Paul Krugman's column last week was depressing. I don't mean depressing in the way some people find Krugman depressing -- "there goes that arrogant such and such saying more stuff." I mean grim and unsettling. It seemed one of our premier economic thinkers was throwing in the towel on the U.S. economy.

Krugman blamed technology for exacerbating inequality before dismissing the commonly espoused remedy -- more education -- as a false god.

Education, then, is no longer the answer to rising inequality, if it ever was (which I doubt).

So what is the answer? If the picture I’ve drawn is at all right, the only way we could have anything resembling a middle-class society — a society in which ordinary citizens have a reasonable assurance of maintaining a decent life as long as they work hard and play by the rules — would be by having a strong social safety net, one that guarantees not just health care but a minimum income, too. And with an ever-rising share of income going to capital rather than labor, that safety net would have to be paid for to an important extent via taxes on profits and/or investment income.

The argument for a more progressive tax code is pretty straightforward: An aging population, shabby public infrastructure and rampant childhood poverty demand it. But the notion that redistribution is the only arrow left in the quiver is pretty alarming. The golden age of American labor, when factory workers churning out steel and autos were paid enough to send their kids to college and rent a summer cottage by the lake, is over. But is an economy with room for a thriving -- OK, marginally secure -- middle class a 20th century artifact, never to be seen again?

I spoke with a couple of economists whom, I confess, I selected precisely because I thought they might be peeved by Krugman's column (although both stressed their respect for the Princeton economist).

"Is education an individually sound investment? Yes, absolutely," said David Autor of the Massachusetts Institute of Technology, via e-mail. "Would getting more Americans through college decrease inequality? Certainly. Is education an omnibus solution to U.S. inequality? Definitely not. But that's not an argument against education!"

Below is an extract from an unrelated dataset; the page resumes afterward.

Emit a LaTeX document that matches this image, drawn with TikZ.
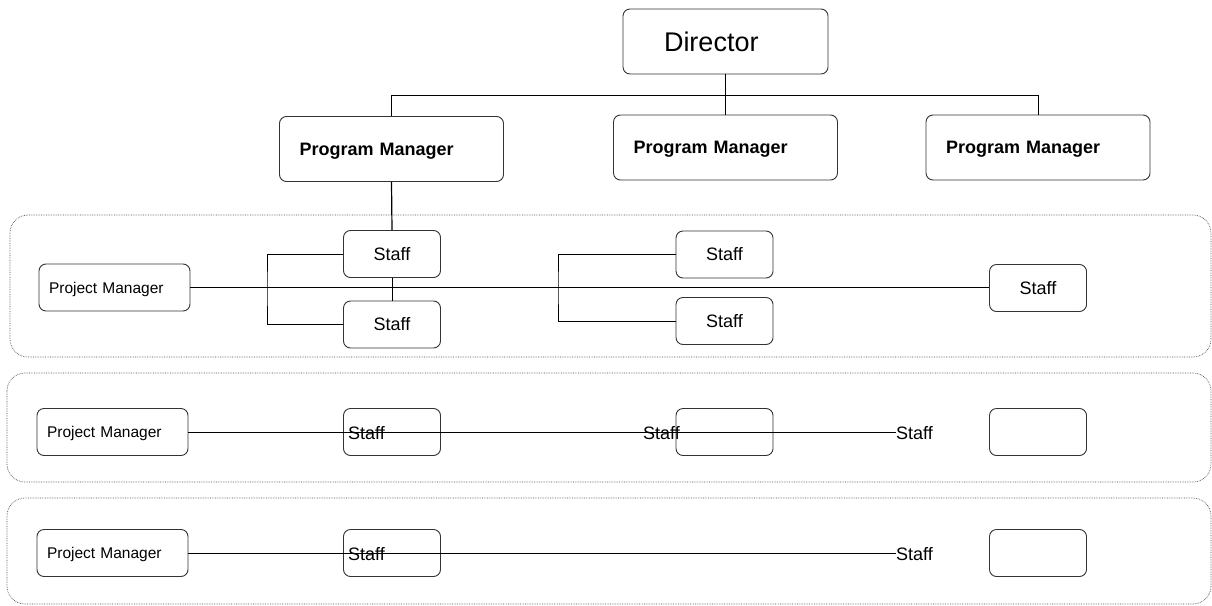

Labor's declining share of the economy, Autor said, argues for more education. The educated, he said, did relatively well in the Great Recession and continue to receive "a large share of the pie." As their incomes grow, they also acquire capital in the form of stock and other holdings.

In other words, if inequality is a runaway train, educated workers aren't the ones tied to the tracks.

Jeff Madrick, a senior fellow at the Roosevelt Institute, isn't so sure. Increased supply inevitably devalues a college education, he said. "You know what would happen if we had more college grads," he said, "they'd be making less." But Madrick also touts a laundry list of other policies to battle inequality -- a minimum-wage hike, unionization, aggressive fiscal policy and revisiting trade policies that he thinks have stranded too many workers.

Yet even if you agree with such prescriptions, politics has rendered them moot; Republicans oppose them all. Even higher-education funding is a near-impossible sell. So maybe Krugman's column was especially depressing because it reeked of accommodation to a narrow political reality. (Is it even necessary to point out that redistribution, too, is currently out of bounds?) If tomorrow some genius discovered a magic cure for inequality, what are the chances Washington would agree to use it?